Two progressive lawmakers just tried to freeze the entire AI infrastructure buildout until Washington catches up.
The Summary
- Bernie Sanders and AOC introduced companion bills to ban new data center construction until Congress passes AI regulation
- This targets the physical infrastructure layer of AI, not just model deployment or use cases
- The move signals a shift from regulating AI outputs to controlling the compute supply chain itself
The Signal
Sanders and AOC are going after the shovels, not the gold. Their proposed legislation would halt all new data center construction until comprehensive federal AI regulation exists. That's not a content moderation play or a model safety framework. That's infrastructure interdiction.

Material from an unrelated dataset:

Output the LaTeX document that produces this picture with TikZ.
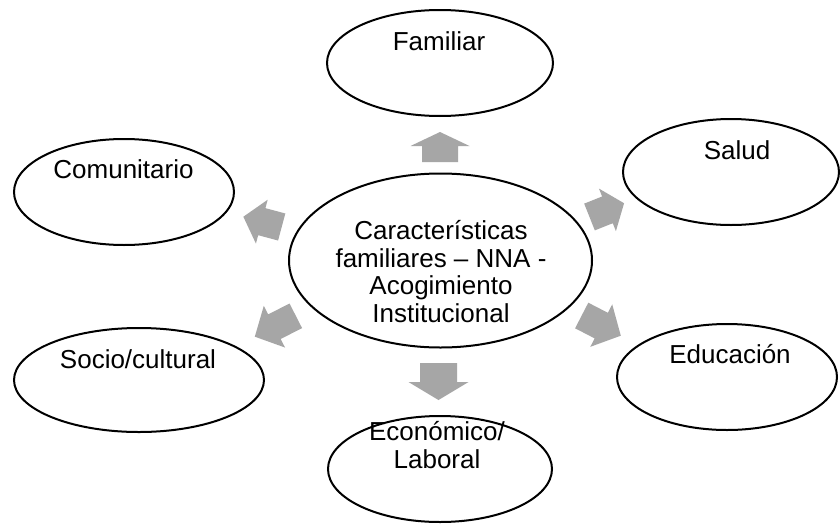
\documentclass[tikz,border=0pt]{standalone}
\usepackage{fontspec}
\setmainfont{Liberation Sans}
\usetikzlibrary{shapes.geometric}
\definecolor{arrgray}{HTML}{A6A6A6}
\tikzset{
  bubble/.style={ellipse, draw=black, line width=2pt, inner sep=0pt, fill=white},
  lbl/.style={font=\fontsize{26}{27.5}\selectfont, inner sep=0pt, anchor=base, align=center, text=black},
  pics/blockarr/.style n args={4}{code={
    \fill[arrgray] (0,-#3) -- (#1,-#3) -- (#1,-#4) -- ({#1+#2},0) -- (#1,#4) -- (#1,#3) -- (0,#3) -- cycle;
  }}
}
\begin{document}
\begin{tikzpicture}[x=1pt,y=-1pt]
\useasboundingbox (0,0) rectangle (840,525);
\fill[white] (0,0) rectangle (840,525);
% ellipses
\node[bubble, minimum width=303pt, minimum height=174pt] (core) at (440.5,260.5) {};
\node[bubble, minimum width=226pt, minimum height=106pt] (fam) at (440,63) {};
\node[bubble, minimum width=220pt, minimum height=106pt] (com) at (124,192) {};
\node[bubble, minimum width=216pt, minimum height=106pt] (sal) at (731,172) {};
\node[bubble, minimum width=220pt, minimum height=106pt] (edu) at (727,377) {};
\node[bubble, minimum width=250pt, minimum height=104pt] (soc) at (139,380) {};
\node[bubble, minimum width=224pt, minimum height=106pt] (eco) at (440,469) {};
% texts (base anchor = baseline of the last line)
\node[lbl] (coret) at (441,322) {Características\\familiares – NNA -\\Acogimiento\\Institucional};
\node[lbl] (famt) at (439,50) {Familiar};
\node[lbl] (comt) at (123.5,178) {Comunitario};
\node[lbl] (salt) at (737,159) {Salud};
\node[lbl] (edut) at (730,363) {Educación};
\node[lbl] (soct) at (138,368) {Socio/cultural};
\node[lbl] (ecot) at (437,468) {Económico/\\Laboral};
% block arrows
\pic[rotate=90] at (440,162) {blockarr={16}{14}{18}{29.5}};
\pic[rotate=270] at (438.5,363) {blockarr={19}{18}{18.5}{30}};
\pic[rotate=165] at (281.7,227) {blockarr={20.6}{19.1}{14}{22.7}};
\pic[rotate=21.7] at (589.5,217) {blockarr={19.3}{17.9}{14.4}{22.9}};
\pic[rotate=207] at (295.8,315.8) {blockarr={24}{22}{13.8}{23.4}};
\pic[rotate=-27.3] at (581.7,315.5) {blockarr={22}{22}{14.4}{23.9}};
\end{tikzpicture}
\end{document}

The timing matters. Data center construction timelines run 18 to 36 months. Hyperscalers have already announced over $200 billion in cumulative buildout plans through 2027. A construction freeze doesn't stop existing facilities, but it caps future capacity at exactly the moment when training runs for frontier models are doubling in compute requirements every six months. This creates a supply bottleneck at the physical layer.
The political calculation is revealing. Rather than wade into the technical complexity of transformer architectures or try to define "AGI" in legislative text, Sanders and AOC picked the one choke point everyone understands: you can't train models without servers, and servers need buildings. It's a blunt instrument, but blunt instruments sometimes work in Congress.
The business impact splits cleanly. Established players with existing capacity, Google, Microsoft, Amazon, get a moat. Startups planning to build their own infrastructure or lease new capacity hit a wall. Offshore data centers in jurisdictions without similar restrictions suddenly become more valuable. The result: AI development doesn't stop, it just moves or consolidates.
The Implication
If you're building in the agent economy and you don't own your compute, start mapping your dependencies now. Know where your inference runs, where your training happens, and whether your provider has excess capacity or is banking on future builds. This bill likely won't pass as written, but it shifts the Overton window. Expect more infrastructure-layer regulation proposals, especially targeting energy use and water consumption at data centers. The era of building AI compute at scale without political friction just ended.